For Immediate Release: June 9, 2020
Contact: Marty Karlon, Public Information Officer, (603) 410-3594; [email protected]
CONCORD – The Board of Trustees of the New Hampshire Retirement System (NHRS, the retirement system) voted June 9, 2020, to adopt revised actuarial assumptions based on the results of a four-year experience study conducted by its consulting actuary. In an accompanying vote, the Board voted to reduce the retirement system’s investment assumption, lowering the assumed rate of return from 7.25 percent to 6.75 percent.
The new assumptions, which better reflect the retirement system’s actual and anticipated experience, will be used in the actuarial valuation for the fiscal year ending June 30, 2019. By statute, this valuation will be used by the Board in September to determine employer contribution rates for fiscal years 2022 and 2023. Overall, the changes to actuarial assumptions approved this year are expected to increase in 2022-23 employer contribution rates; current retiree pension benefits and benefit formulas for active members are unaffected.
“The Trustees have a legal obligation as fiduciaries to adopt actuarially reasonable assumptions, including the assumed rate of return. The decision to adopt these assumptions is consistent with the Board’s duty to act in the best interests of the retirement system’s members and beneficiaries,” said NHRS Executive Director George P. Lagos. “In taking this action, the Board is responding responsibly to capital market projections, anticipated continued low, long-term interest rates, and other economic and demographic data points that are key to projecting the pension system’s liabilities.”
The Board’s decision to conduct an experience study, which was recommended by GRS Consulting (GRS), the retirement system’s independent actuary, was made in December 2019. Lagos noted that “This study is based upon actuarial experience for the period July 1, 2015, to June 30, 2019, and does not take into consideration any market volatility or potential economic impact related to the coronavirus (COVID-19) pandemic.”
Actuaries conduct experience studies on a regular basis to assess the extent to which their assumptions reflect plan experience. New Hampshire law requires the retirement system’s actuary to conduct an experience study at least once every five years.

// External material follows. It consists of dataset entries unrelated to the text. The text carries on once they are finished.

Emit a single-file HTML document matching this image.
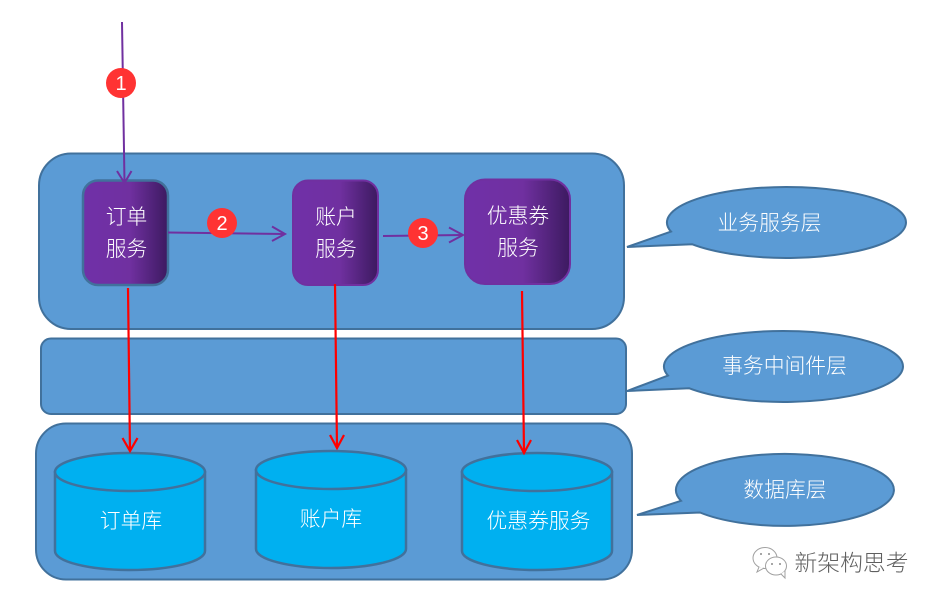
<!DOCTYPE html>
<html><head><meta charset="utf-8"><style>
html,body{margin:0;padding:0;background:#fff}
svg{display:block}
text{font-family:"Liberation Sans","Noto Sans CJK SC",sans-serif;fill:#fff;text-anchor:middle;font-weight:300}
</style></head><body>
<svg width="940" height="604" viewBox="0 0 940 604" xmlns="http://www.w3.org/2000/svg">
<defs>
<linearGradient id="g"><stop offset="0" stop-color="#7030a8"/><stop offset=".55" stop-color="#7030a0"/><stop offset="1" stop-color="#3c1a60"/></linearGradient>
</defs>
<rect width="940" height="604" fill="#fff"/>
<g fill="#5b9bd5" stroke="#41719c" stroke-width="2">
<rect x="39" y="153.500" width="585" height="175.500" rx="32"/>
<rect x="41" y="338.500" width="585" height="75.500" rx="10"/>
<rect x="36" y="423.500" width="596" height="156" rx="30"/>
<path d="M627 247 L671 231.600 A119.500 35.500 0 1 1 692 244.200 Z"/>
<path d="M627 391 L668 375.600 A119.500 35.500 0 1 1 689 388.200 Z"/>
<path d="M637 515 L681 500.800 A109 36 0 1 1 700 512.500 Z"/>
</g>
<g stroke="#41719c" stroke-width="2.500">
<rect x="83" y="180.500" width="85" height="104.500" rx="15" fill="url(#g)"/>
</g>
<g stroke="#7030a0" stroke-width="2">
<rect x="293" y="180.500" width="85" height="104.500" rx="15" fill="url(#g)"/>
<rect x="465" y="179.500" width="105" height="104.500" rx="20" fill="url(#g)"/>
</g>
<g fill="#00b0f0" stroke="#41719c" stroke-width="2.500">
<path d="M55 472 V551 A75 19 0 0 0 205 551 V472 Z"/><ellipse cx="130" cy="472" rx="75" ry="19"/>
<path d="M256 470 V549 A75 19 0 0 0 406 549 V470 Z"/><ellipse cx="331" cy="470" rx="75" ry="19"/>
<path d="M462 472 V551 A75 19 0 0 0 612 551 V472 Z"/><ellipse cx="537" cy="472" rx="75" ry="19"/>
</g>
<g fill="none" stroke="#7030a0" stroke-width="2">
<path d="M122 22 L124.500 183"/><path d="M117 171 L124.500 183 L131.500 171"/>
<path d="M168 232.500 L285 234"/><path d="M272 226.500 L285 234 L272 241"/>
<path d="M383 236 L463 235"/><path d="M449 227.500 L463 235 L449 242.500"/>
</g>
<g fill="none" stroke="#ff0000" stroke-width="2.200">
<path d="M128 288 L130 451"/><path d="M122.500 438 L130 451 L137.500 438"/>
<path d="M335 284 L337 448"/><path d="M330 435 L337 448 L344 435"/>
<path d="M522 291 L524 453"/><path d="M517 440 L524 453 L531 440"/>
</g>
<g fill="#ff3333">
<circle cx="121" cy="83" r="15"/><circle cx="222" cy="223" r="15"/><circle cx="423" cy="233" r="15"/>
</g>
<g font-size="20.800">
<text x="121" y="90" font-size="20">1</text><text x="222" y="230" font-size="20">2</text><text x="423" y="240" font-size="20">3</text>
<text x="126.500" y="224">订单</text><text x="126.500" y="256">服务</text>
<text x="336" y="224">账户</text><text x="336" y="256">服务</text>
<text x="518" y="223">优惠券</text><text x="518" y="255">服务</text>
<text x="131" y="528">订单库</text><text x="331" y="526">账户库</text><text x="538.500" y="528">优惠券服务</text>
<text x="769.500" y="230">业务服务层</text><text x="784.500" y="373">事务中间件层</text><text x="785" y="497">数据库层</text>
</g>
<g fill="#fff" stroke="#a0a0a0" stroke-width="1">
<ellipse cx="765" cy="558" rx="12" ry="10.500"/><path d="M759 567 L757 572 L764 568"/>
<ellipse cx="776" cy="566" rx="10.500" ry="9"/><path d="M781 574 L785 578 L785 571"/>
</g>
<g fill="#8a8a8a"><circle cx="761" cy="554" r="1"/><circle cx="769" cy="554" r="1"/><circle cx="772" cy="564" r="1"/><circle cx="780" cy="564" r="1"/></g>
<text x="851.500" y="571" font-size="22.800" style="fill:#5f5f5f">新架构思考</text>
</svg>
</body></html>
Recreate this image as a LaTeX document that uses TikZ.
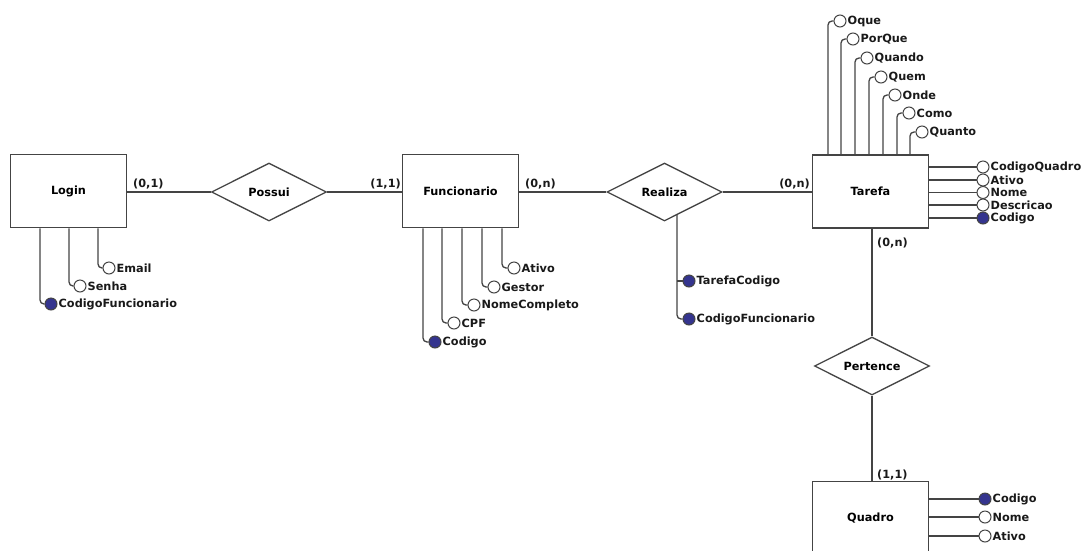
\documentclass[tikz,border=0pt]{standalone}
\usepackage{fontspec}
\setmainfont{DejaVu Sans}
\usetikzlibrary{shapes.geometric,backgrounds}
\definecolor{ln}{HTML}{444444}
\definecolor{keyblue}{HTML}{34348E}
\newcommand\erfont{\fontsize{11.3pt}{13pt}\selectfont\bfseries}
\tikzset{
  ent/.style={draw=ln, line width=1.8pt, fill=white, minimum width=116pt, minimum height=73pt, inner sep=0pt, font=\erfont},
  rel/.style={diamond, aspect=2, draw=ln, line width=1.3pt, fill=white, minimum width=115pt, minimum height=58pt, inner sep=0pt, font=\erfont},
  att/.style={circle, draw=ln, line width=1pt, fill=white, minimum size=12pt, inner sep=0pt},
  key/.style={att, fill=keyblue},
  lbl/.style={anchor=west, font=\erfont, inner sep=1pt, text=black!90},
  card/.style={font=\erfont, inner sep=1pt, text=black!90},
  con/.style={draw=ln, line width=1.3pt, rounded corners=4pt},
}
\begin{document}
\begin{tikzpicture}[x=1pt, y=-1pt]
\useasboundingbox (0,0) rectangle (1087,550);
\clip (0,0) rectangle (1087,550);
\begin{pgfonlayer}{background}
\fill[white] (0,0) rectangle (1087,550);
\end{pgfonlayer}

% entities
\node[ent] (Login) at (68.5,191) {Login};
\node[ent] (Func) at (460.5,191) {Funcionario};
\node[ent] (Tarefa) at (870.5,191.5) {Tarefa};
\node[ent] (Quadro) at (870.5,518) {Quadro};

% relationships
\node[rel] (Possui) at (269,192) {Possui};
\node[rel] (Realiza) at (664.5,192) {Realiza};
\node[rel] (Pertence) at (872,366) {Pertence};

% relationship lines
\draw[con] (Login.east |- Possui.west) -- (Possui.west);
\draw[con] (Possui.east) -- (Func.west |- Possui.east);
\draw[con] (Func.east |- Realiza.west) -- (Realiza.west);
\draw[con] (Realiza.east) -- (Tarefa.west |- Realiza.east);
\draw[con] (Tarefa.south -| Pertence.north) -- (Pertence.north);
\draw[con] (Pertence.south) -- (Quadro.north -| Pertence.south);

% cardinalities
\node[card, anchor=south west] (c1) at (132,190) {(0,1)};
\node[card, anchor=south east] (c2) at (402,190) {(1,1)};
\node[card, anchor=south west] (c3) at (524,190) {(0,n)};
\node[card, anchor=south east] (c4) at (811,190) {(0,n)};
\node[card, anchor=west] (c5) at (876,243) {(0,n)};
\node[card, anchor=south west] (c6) at (876,481) {(1,1)};

% Login attributes
\foreach \n/\lx/\y/\t/\s in {lEm/98/268/Email/att, lSe/69/286/Senha/att, lCo/40/304/CodigoFuncionario/key}{
  \node[\s] (\n) at (\lx+11,\y) {};
  \node[lbl] at (\n.east) {\t};
  \coordinate (\n-x) at (\lx,\y);
  \draw[con] (\n-x |- Login.south) |- (\n.west);
}

% Funcionario attributes
\foreach \n/\lx/\y/\t/\s in {fAt/502/268/Ativo/att, fGe/482/287/Gestor/att, fNo/462/305/NomeCompleto/att, fCp/442/323/CPF/att, fCo/423/342/Codigo/key}{
  \node[\s] (\n) at (\lx+12,\y) {};
  \node[lbl] at (\n.east) {\t};
  \coordinate (\n-x) at (\lx,\y);
  \draw[con] (\n-x |- Func.south) |- (\n.west);
}

% Realiza attributes
\node[key] (rTC) at (689,281) {};
\node[lbl] at (rTC.east) {TarefaCodigo};
\node[key] (rCF) at (689,319) {};
\node[lbl] at (rCF.east) {CodigoFuncionario};
\coordinate (rx) at (677,250);
\begin{pgfonlayer}{background}
\draw[con] (rx |- Realiza.center) |- (rCF.west);
\draw[con] (rTC.west -| rx) -- (rTC.west);
\end{pgfonlayer}

% Tarefa top attributes
\foreach \n/\lx/\y/\t in {tOq/828/21/Oque, tPq/841/39/PorQue, tQd/855/58/Quando, tQm/869/77/Quem, tOn/883/95/Onde, tCm/897/113/Como, tQt/910/132/Quanto}{
  \node[att] (\n) at (\lx+12,\y) {};
  \node[lbl] at (\n.east) {\t};
  \coordinate (\n-x) at (\lx,\y);
  \draw[con] (\n-x |- Tarefa.north) |- (\n.west);
}

% Tarefa right attributes
\foreach \n/\y/\t/\s in {tCQ/167/CodigoQuadro/att, tAt/180/Ativo/att, tNo/192.5/Nome/att, tDe/205/Descricao/att, tCo/218/Codigo/key}{
  \node[\s] (\n) at (983,\y) {};
  \node[lbl] at (\n.east) {\t};
  \draw[con] (\n.west -| Tarefa.east) -- (\n.west);
}

% Quadro attributes
\foreach \n/\y/\t/\s in {qCo/499/Codigo/key, qNo/517/Nome/att, qAt/536/Ativo/att}{
  \node[\s] (\n) at (985,\y) {};
  \node[lbl] at (\n.east) {\t};
  \draw[con] (\n.west -| Quadro.east) -- (\n.west);
}
\end{tikzpicture}
\end{document}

GRS calculates NHRS’ funded ratio, unfunded actuarial accrued liability (UAAL), and employer contribution rates based on assumptions about many future events, such as the age when members will retire, their rate of salary growth, how long they will live after retirement, and how much the plan’s investments will earn. These assumptions are based on detailed statistical models in accordance with national Actuarial Standards of Practice. However, they are not facts; no one can predict future events. When the assumptions don’t match the actual experience, there can be an actuarial gain or loss. Put simply, gains reduce employer contribution rates, losses increase employer contribution rates.
The New Hampshire Constitution (Part I, Article 36-a) requires NHRS Trustees to set actuarially sound employer contribution rates and requires employers to annually pay those rates in full. Employer rates are calculated every two years to reflect the cost of benefits as they accrue as well as pay down existing unfunded liabilities. The retirement system’s unfunded liability is the difference between current assets and the value of benefits already accrued. This unfunded liability – most of which is being paid off through 2039 – accounts for more than two-thirds of current employer rates. Any increase in liabilities resulting from revisions to actuarial assumptions included in the FY 2019 actuarial valuation will be amortized over a 20-year period ending in 2041.
Of all the assumptions used to estimate the cost of a public pension plan, none has a larger effect on the plan’s employer contribution rates than the investment return assumption. This is because, over time, earnings from investments account for a majority of the retirement system’s revenues.
In considering the assumed rate of return, NHRS Trustees heard capital market presentations from several independent, expert sources, including NEPC, the retirement system’s investment consultant. GRS, in its role as consulting actuary, opined that an assumed rate of return within the range of 6.25 percent to 7.0 percent would be considered as actuarially reasonable.
The last time the assumed rate of return was changed was May 2016, when it was reduced from 7.75 percent to 7.25 percent.
According to February 2020 data compiled by the National Association of State Retirement Administrators (NASRA) in its review of the nation’s largest public pension funds, the average assumed rate of return as of February 2020 was 7.22 percent. Among the 130 plans measured, 91, or 70 percent, have reduced their assumed rate of return since fiscal year 2017. At that time, 15 public pension plans had an assumed rate of return of 6.75 percent or lower.
The 6.75 percent rate represents what NHRS Trustees believe the plan can realistically earn from its investments on an annual basis, when averaged over the long-term. In any given year, investment returns are likely to be higher or lower than the long-term assumed rate.
NHRS provides retirement, disability, and death benefits to its eligible members and their beneficiaries. The State of New Hampshire and more than 460 local government employers participate in NHRS for their employees, teachers, firefighters, and police officers. NHRS has approximately 48,000 active members and 38,000 benefit recipients. NHRS administers a defined benefit plan qualified as a tax-exempt entity under sections 401(a) and 501(a) of the Internal Revenue Code.